** AVAILABLE DATA **

::::

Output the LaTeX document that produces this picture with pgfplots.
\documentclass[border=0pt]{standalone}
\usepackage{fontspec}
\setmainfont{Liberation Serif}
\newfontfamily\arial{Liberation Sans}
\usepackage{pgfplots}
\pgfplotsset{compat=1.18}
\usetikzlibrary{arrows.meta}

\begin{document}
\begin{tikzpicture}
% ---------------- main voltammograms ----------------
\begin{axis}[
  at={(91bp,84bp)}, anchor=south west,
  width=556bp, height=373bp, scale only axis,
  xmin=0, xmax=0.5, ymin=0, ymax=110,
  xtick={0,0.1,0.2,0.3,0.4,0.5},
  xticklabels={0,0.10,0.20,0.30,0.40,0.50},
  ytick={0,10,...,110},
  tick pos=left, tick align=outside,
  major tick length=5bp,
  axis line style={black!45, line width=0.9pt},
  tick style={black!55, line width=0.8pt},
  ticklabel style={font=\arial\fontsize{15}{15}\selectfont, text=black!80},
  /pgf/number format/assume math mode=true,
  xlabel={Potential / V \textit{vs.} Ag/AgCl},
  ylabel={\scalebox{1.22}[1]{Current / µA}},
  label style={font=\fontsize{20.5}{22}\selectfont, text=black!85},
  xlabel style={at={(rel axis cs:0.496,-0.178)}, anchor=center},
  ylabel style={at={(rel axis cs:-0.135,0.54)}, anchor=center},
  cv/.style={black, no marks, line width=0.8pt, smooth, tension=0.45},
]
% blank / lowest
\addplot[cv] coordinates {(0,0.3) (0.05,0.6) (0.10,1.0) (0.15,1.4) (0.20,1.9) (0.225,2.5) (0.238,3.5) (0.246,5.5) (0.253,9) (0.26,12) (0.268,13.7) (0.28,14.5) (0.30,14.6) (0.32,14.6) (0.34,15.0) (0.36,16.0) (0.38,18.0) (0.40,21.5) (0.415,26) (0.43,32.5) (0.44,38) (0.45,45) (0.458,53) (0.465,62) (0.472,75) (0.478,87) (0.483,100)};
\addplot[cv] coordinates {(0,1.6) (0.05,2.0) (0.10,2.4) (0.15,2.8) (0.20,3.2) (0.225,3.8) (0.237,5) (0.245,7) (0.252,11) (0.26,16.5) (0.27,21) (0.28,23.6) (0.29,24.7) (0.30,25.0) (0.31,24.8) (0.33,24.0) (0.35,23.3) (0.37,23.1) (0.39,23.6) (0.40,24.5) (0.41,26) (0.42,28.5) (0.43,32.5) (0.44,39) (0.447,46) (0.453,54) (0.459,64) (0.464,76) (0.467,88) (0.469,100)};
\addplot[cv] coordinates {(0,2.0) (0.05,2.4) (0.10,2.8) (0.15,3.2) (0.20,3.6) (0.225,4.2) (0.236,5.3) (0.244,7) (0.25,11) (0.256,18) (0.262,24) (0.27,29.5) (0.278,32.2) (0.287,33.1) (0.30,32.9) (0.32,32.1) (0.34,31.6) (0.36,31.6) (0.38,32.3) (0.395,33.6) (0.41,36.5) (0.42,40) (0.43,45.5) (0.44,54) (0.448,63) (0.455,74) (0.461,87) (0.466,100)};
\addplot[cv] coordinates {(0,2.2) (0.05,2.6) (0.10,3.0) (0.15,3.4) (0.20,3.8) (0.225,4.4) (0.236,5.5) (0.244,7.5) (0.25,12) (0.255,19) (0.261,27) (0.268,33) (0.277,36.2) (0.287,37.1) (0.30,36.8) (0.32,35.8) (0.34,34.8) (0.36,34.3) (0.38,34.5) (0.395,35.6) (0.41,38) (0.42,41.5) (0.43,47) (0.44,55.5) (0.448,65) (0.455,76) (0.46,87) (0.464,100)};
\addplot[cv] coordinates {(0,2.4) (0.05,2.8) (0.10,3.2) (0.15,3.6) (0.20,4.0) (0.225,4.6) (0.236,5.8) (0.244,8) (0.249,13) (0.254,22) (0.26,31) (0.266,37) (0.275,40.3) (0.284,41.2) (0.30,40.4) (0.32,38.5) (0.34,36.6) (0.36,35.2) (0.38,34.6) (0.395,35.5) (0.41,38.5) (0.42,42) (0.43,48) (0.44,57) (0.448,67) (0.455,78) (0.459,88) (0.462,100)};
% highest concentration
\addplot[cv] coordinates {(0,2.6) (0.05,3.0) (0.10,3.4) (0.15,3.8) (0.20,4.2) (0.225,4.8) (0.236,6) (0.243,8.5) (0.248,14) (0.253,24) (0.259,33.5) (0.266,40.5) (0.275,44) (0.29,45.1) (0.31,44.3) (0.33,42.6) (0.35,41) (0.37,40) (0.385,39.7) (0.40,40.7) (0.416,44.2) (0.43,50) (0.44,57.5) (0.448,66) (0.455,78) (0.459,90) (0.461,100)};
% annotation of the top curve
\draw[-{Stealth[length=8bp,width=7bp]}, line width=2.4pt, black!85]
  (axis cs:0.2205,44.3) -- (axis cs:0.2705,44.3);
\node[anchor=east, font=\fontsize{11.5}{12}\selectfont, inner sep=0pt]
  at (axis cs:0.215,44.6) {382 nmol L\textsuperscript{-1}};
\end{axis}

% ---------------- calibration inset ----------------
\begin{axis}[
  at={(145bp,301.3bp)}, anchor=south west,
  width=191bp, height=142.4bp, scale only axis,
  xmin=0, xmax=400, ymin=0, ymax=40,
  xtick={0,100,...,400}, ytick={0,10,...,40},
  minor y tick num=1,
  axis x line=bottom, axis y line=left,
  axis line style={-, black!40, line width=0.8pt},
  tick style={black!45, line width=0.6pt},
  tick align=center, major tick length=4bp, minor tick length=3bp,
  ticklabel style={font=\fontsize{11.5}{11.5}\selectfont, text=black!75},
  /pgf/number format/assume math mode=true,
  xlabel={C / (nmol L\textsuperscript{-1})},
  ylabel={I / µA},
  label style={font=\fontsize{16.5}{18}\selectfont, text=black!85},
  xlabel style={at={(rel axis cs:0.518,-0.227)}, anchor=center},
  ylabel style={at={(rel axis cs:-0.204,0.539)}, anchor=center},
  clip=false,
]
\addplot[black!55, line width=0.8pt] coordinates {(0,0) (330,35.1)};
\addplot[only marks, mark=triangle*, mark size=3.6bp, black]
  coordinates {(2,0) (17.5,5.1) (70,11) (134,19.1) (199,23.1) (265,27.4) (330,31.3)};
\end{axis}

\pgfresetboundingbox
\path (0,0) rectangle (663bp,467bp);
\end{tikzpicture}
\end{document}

::::

** AIM OF THE EXERCISE **
Transcribe the full listing above without leaving anything out.

** RESPONSE TO THIS TASK **
Output the LaTeX document that produces this picture with pgfplots.
\documentclass[border=0pt]{standalone}
\usepackage{fontspec}
\setmainfont{Liberation Serif}
\newfontfamily\arial{Liberation Sans}
\usepackage{pgfplots}
\pgfplotsset{compat=1.18}
\usetikzlibrary{arrows.meta}

\begin{document}
\begin{tikzpicture}
% ---------------- main voltammograms ----------------
\begin{axis}[
  at={(91bp,84bp)}, anchor=south west,
  width=556bp, height=373bp, scale only axis,
  xmin=0, xmax=0.5, ymin=0, ymax=110,
  xtick={0,0.1,0.2,0.3,0.4,0.5},
  xticklabels={0,0.10,0.20,0.30,0.40,0.50},
  ytick={0,10,...,110},
  tick pos=left, tick align=outside,
  major tick length=5bp,
  axis line style={black!45, line width=0.9pt},
  tick style={black!55, line width=0.8pt},
  ticklabel style={font=\arial\fontsize{15}{15}\selectfont, text=black!80},
  /pgf/number format/assume math mode=true,
  xlabel={Potential / V \textit{vs.} Ag/AgCl},
  ylabel={\scalebox{1.22}[1]{Current / µA}},
  label style={font=\fontsize{20.5}{22}\selectfont, text=black!85},
  xlabel style={at={(rel axis cs:0.496,-0.178)}, anchor=center},
  ylabel style={at={(rel axis cs:-0.135,0.54)}, anchor=center},
  cv/.style={black, no marks, line width=0.8pt, smooth, tension=0.45},
]
% blank / lowest
\addplot[cv] coordinates {(0,0.3) (0.05,0.6) (0.10,1.0) (0.15,1.4) (0.20,1.9) (0.225,2.5) (0.238,3.5) (0.246,5.5) (0.253,9) (0.26,12) (0.268,13.7) (0.28,14.5) (0.30,14.6) (0.32,14.6) (0.34,15.0) (0.36,16.0) (0.38,18.0) (0.40,21.5) (0.415,26) (0.43,32.5) (0.44,38) (0.45,45) (0.458,53) (0.465,62) (0.472,75) (0.478,87) (0.483,100)};
\addplot[cv] coordinates {(0,1.6) (0.05,2.0) (0.10,2.4) (0.15,2.8) (0.20,3.2) (0.225,3.8) (0.237,5) (0.245,7) (0.252,11) (0.26,16.5) (0.27,21) (0.28,23.6) (0.29,24.7) (0.30,25.0) (0.31,24.8) (0.33,24.0) (0.35,23.3) (0.37,23.1) (0.39,23.6) (0.40,24.5) (0.41,26) (0.42,28.5) (0.43,32.5) (0.44,39) (0.447,46) (0.453,54) (0.459,64) (0.464,76) (0.467,88) (0.469,100)};
\addplot[cv] coordinates {(0,2.0) (0.05,2.4) (0.10,2.8) (0.15,3.2) (0.20,3.6) (0.225,4.2) (0.236,5.3) (0.244,7) (0.25,11) (0.256,18) (0.262,24) (0.27,29.5) (0.278,32.2) (0.287,33.1) (0.30,32.9) (0.32,32.1) (0.34,31.6) (0.36,31.6) (0.38,32.3) (0.395,33.6) (0.41,36.5) (0.42,40) (0.43,45.5) (0.44,54) (0.448,63) (0.455,74) (0.461,87) (0.466,100)};
\addplot[cv] coordinates {(0,2.2) (0.05,2.6) (0.10,3.0) (0.15,3.4) (0.20,3.8) (0.225,4.4) (0.236,5.5) (0.244,7.5) (0.25,12) (0.255,19) (0.261,27) (0.268,33) (0.277,36.2) (0.287,37.1) (0.30,36.8) (0.32,35.8) (0.34,34.8) (0.36,34.3) (0.38,34.5) (0.395,35.6) (0.41,38) (0.42,41.5) (0.43,47) (0.44,55.5) (0.448,65) (0.455,76) (0.46,87) (0.464,100)};
\addplot[cv] coordinates {(0,2.4) (0.05,2.8) (0.10,3.2) (0.15,3.6) (0.20,4.0) (0.225,4.6) (0.236,5.8) (0.244,8) (0.249,13) (0.254,22) (0.26,31) (0.266,37) (0.275,40.3) (0.284,41.2) (0.30,40.4) (0.32,38.5) (0.34,36.6) (0.36,35.2) (0.38,34.6) (0.395,35.5) (0.41,38.5) (0.42,42) (0.43,48) (0.44,57) (0.448,67) (0.455,78) (0.459,88) (0.462,100)};
% highest concentration
\addplot[cv] coordinates {(0,2.6) (0.05,3.0) (0.10,3.4) (0.15,3.8) (0.20,4.2) (0.225,4.8) (0.236,6) (0.243,8.5) (0.248,14) (0.253,24) (0.259,33.5) (0.266,40.5) (0.275,44) (0.29,45.1) (0.31,44.3) (0.33,42.6) (0.35,41) (0.37,40) (0.385,39.7) (0.40,40.7) (0.416,44.2) (0.43,50) (0.44,57.5) (0.448,66) (0.455,78) (0.459,90) (0.461,100)};
% annotation of the top curve
\draw[-{Stealth[length=8bp,width=7bp]}, line width=2.4pt, black!85]
  (axis cs:0.2205,44.3) -- (axis cs:0.2705,44.3);
\node[anchor=east, font=\fontsize{11.5}{12}\selectfont, inner sep=0pt]
  at (axis cs:0.215,44.6) {382 nmol L\textsuperscript{-1}};
\end{axis}

% ---------------- calibration inset ----------------
\begin{axis}[
  at={(145bp,301.3bp)}, anchor=south west,
  width=191bp, height=142.4bp, scale only axis,
  xmin=0, xmax=400, ymin=0, ymax=40,
  xtick={0,100,...,400}, ytick={0,10,...,40},
  minor y tick num=1,
  axis x line=bottom, axis y line=left,
  axis line style={-, black!40, line width=0.8pt},
  tick style={black!45, line width=0.6pt},
  tick align=center, major tick length=4bp, minor tick length=3bp,
  ticklabel style={font=\fontsize{11.5}{11.5}\selectfont, text=black!75},
  /pgf/number format/assume math mode=true,
  xlabel={C / (nmol L\textsuperscript{-1})},
  ylabel={I / µA},
  label style={font=\fontsize{16.5}{18}\selectfont, text=black!85},
  xlabel style={at={(rel axis cs:0.518,-0.227)}, anchor=center},
  ylabel style={at={(rel axis cs:-0.204,0.539)}, anchor=center},
  clip=false,
]
\addplot[black!55, line width=0.8pt] coordinates {(0,0) (330,35.1)};
\addplot[only marks, mark=triangle*, mark size=3.6bp, black]
  coordinates {(2,0) (17.5,5.1) (70,11) (134,19.1) (199,23.1) (265,27.4) (330,31.3)};
\end{axis}

\pgfresetboundingbox
\path (0,0) rectangle (663bp,467bp);
\end{tikzpicture}
\end{document}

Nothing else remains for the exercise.